## [Instructions to follow]
From the entries below, gather every line containing the string "LaTeX".

##### Material shown #####

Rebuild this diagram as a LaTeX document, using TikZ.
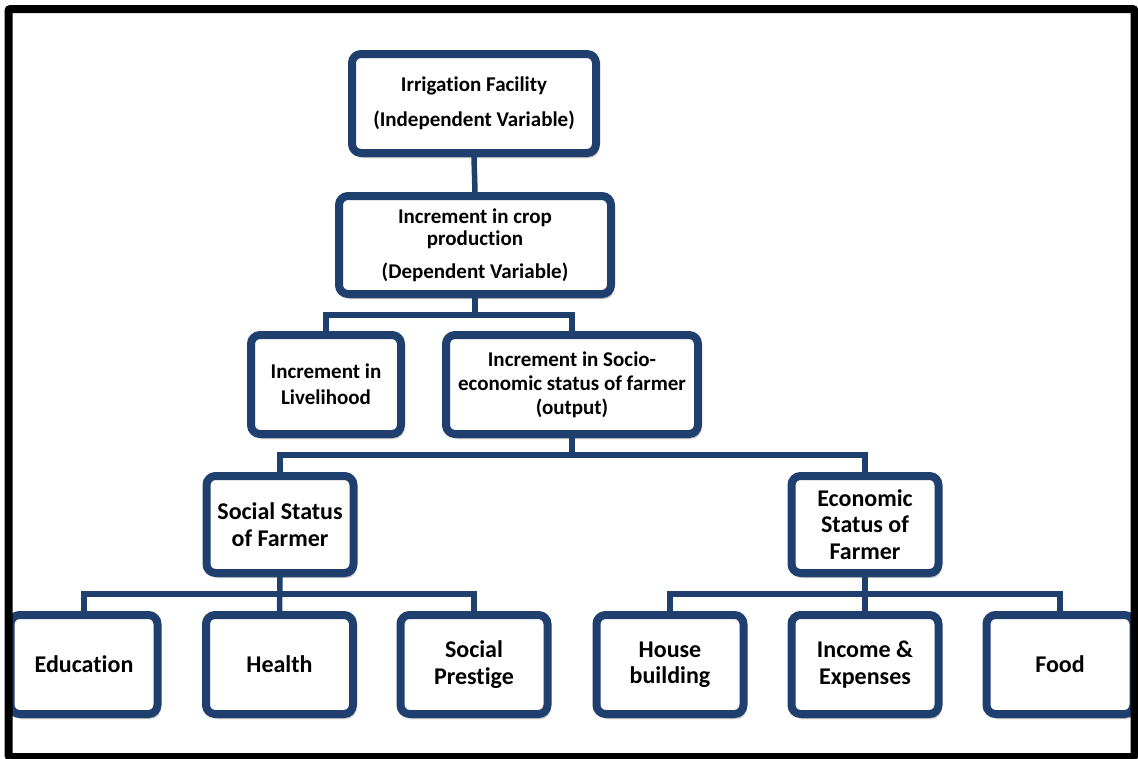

#####
##### Material shown #####

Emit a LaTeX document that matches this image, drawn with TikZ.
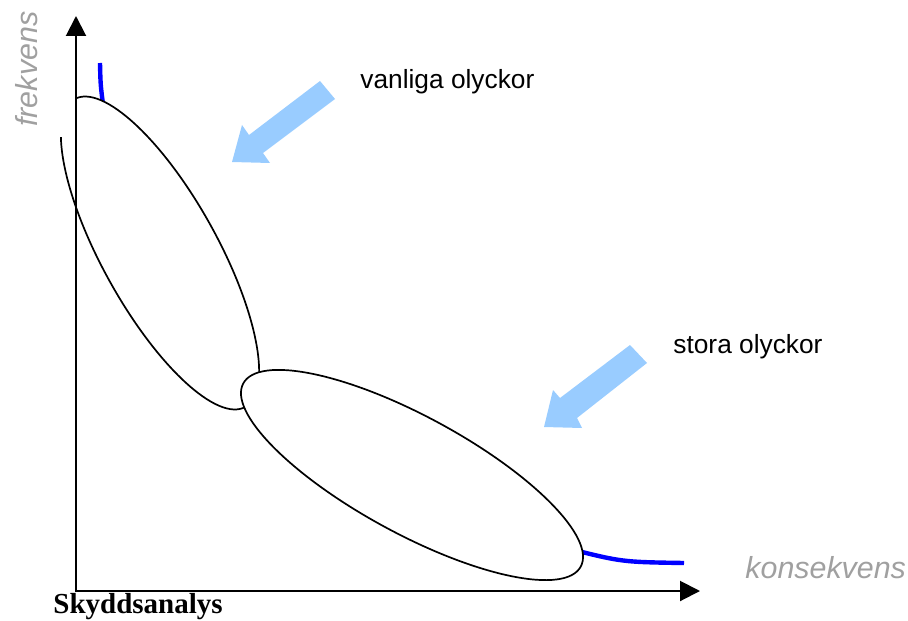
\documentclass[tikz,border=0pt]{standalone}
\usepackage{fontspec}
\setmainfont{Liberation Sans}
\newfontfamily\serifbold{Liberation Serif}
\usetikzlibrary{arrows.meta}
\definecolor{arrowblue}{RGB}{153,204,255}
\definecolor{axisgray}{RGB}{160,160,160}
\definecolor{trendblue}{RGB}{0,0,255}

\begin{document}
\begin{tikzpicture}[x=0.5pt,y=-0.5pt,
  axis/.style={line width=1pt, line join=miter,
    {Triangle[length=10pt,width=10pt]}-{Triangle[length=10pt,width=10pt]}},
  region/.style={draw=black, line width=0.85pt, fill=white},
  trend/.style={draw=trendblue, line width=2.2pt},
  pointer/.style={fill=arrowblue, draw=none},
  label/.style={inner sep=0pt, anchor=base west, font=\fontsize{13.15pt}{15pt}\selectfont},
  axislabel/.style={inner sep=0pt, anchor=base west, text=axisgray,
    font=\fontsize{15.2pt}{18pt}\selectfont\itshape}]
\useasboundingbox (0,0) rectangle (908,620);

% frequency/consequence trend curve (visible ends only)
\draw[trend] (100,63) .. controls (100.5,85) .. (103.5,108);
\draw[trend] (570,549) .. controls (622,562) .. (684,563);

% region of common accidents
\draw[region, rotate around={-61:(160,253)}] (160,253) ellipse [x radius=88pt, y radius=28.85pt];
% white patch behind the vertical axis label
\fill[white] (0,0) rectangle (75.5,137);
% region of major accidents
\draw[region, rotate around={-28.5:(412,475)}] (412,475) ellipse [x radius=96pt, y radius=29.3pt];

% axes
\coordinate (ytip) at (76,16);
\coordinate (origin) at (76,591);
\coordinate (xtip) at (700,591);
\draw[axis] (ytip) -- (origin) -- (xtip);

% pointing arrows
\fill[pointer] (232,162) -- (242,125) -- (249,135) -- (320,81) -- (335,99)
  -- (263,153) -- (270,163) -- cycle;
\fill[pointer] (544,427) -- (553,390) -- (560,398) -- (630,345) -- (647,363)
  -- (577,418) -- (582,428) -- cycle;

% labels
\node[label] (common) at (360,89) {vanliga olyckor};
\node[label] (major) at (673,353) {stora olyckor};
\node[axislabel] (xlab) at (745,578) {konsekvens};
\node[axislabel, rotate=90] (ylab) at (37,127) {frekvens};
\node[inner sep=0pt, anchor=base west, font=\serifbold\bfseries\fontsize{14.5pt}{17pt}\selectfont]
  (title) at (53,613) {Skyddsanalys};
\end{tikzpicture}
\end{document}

#####

## [Final answer]
Rebuild this diagram as a LaTeX document, using TikZ.
Emit a LaTeX document that matches this image, drawn with TikZ.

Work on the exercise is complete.